I remember the white witch saying, “How dare you come alone?”
I remember “Turkish delight? For my little prince?”
I remember the faun Mr Tumnus saying, “Always winter, and never Christmas!”
Narnia is magical.
And I could not stop thinking about it as we stood there in the magical Yumthang Valley. Frozen waterfalls, a blanket of snow, snow on trees all around us.
When Pempa picked us up, determined to take us to Yumthang Valley, my heart gave a little leap. It was impossible! Everyone else had left, and it was still snowing. How were we going on?
But as we followed the winding road, curve after curve, we watched the milestones.
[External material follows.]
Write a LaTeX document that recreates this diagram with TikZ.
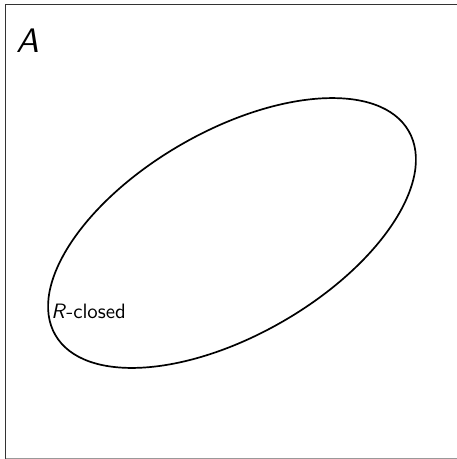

From 14 to 11, then 7, and 4. It seemed as if Yumthang would really happen.
And it did. We reached the breathtakingly beautiful Yumthang Valley, unable to believe we were there. Snow stretched out all around us in the vast emptiness. In a place that is usually thronged by tourists, we were the only ones, and that was all thanks to Pempa, our driver and guide.
“There are queues for everything usually,” Pempa told us, “for food, for the toilets, for the benches …” But that day, we were just seven people in the valley.
A little way down the road was a bus with icicles hanging from its bumper. Pempa pointed it out to us. “They brought that bus here in the cold,” he said. “The coolant froze, and the engine burst. The bus will just have to be towed away, eventually.”
Cold is unforgiving, isn’t it? Yet, incredibly, in spring, the same frozen valley is covered with flowers. The road to Yumthang is flanked by rhododendrons. Winter, however cold and white, holds the seed of spring. And summer, however warm, carries the promise of another splendid winter.
For the first time, I made a snow angel. Who cared if I would feel colder than ever after that? I was, impossibly, in Yumthang.
Like a child, I wrote my name in the snow, but before I left, I erased it. I couldn’t help leaving my footprints there, but that was all. I didn’t want to leave anything else in beautiful Yumthang, which had been kind enough to let us visit.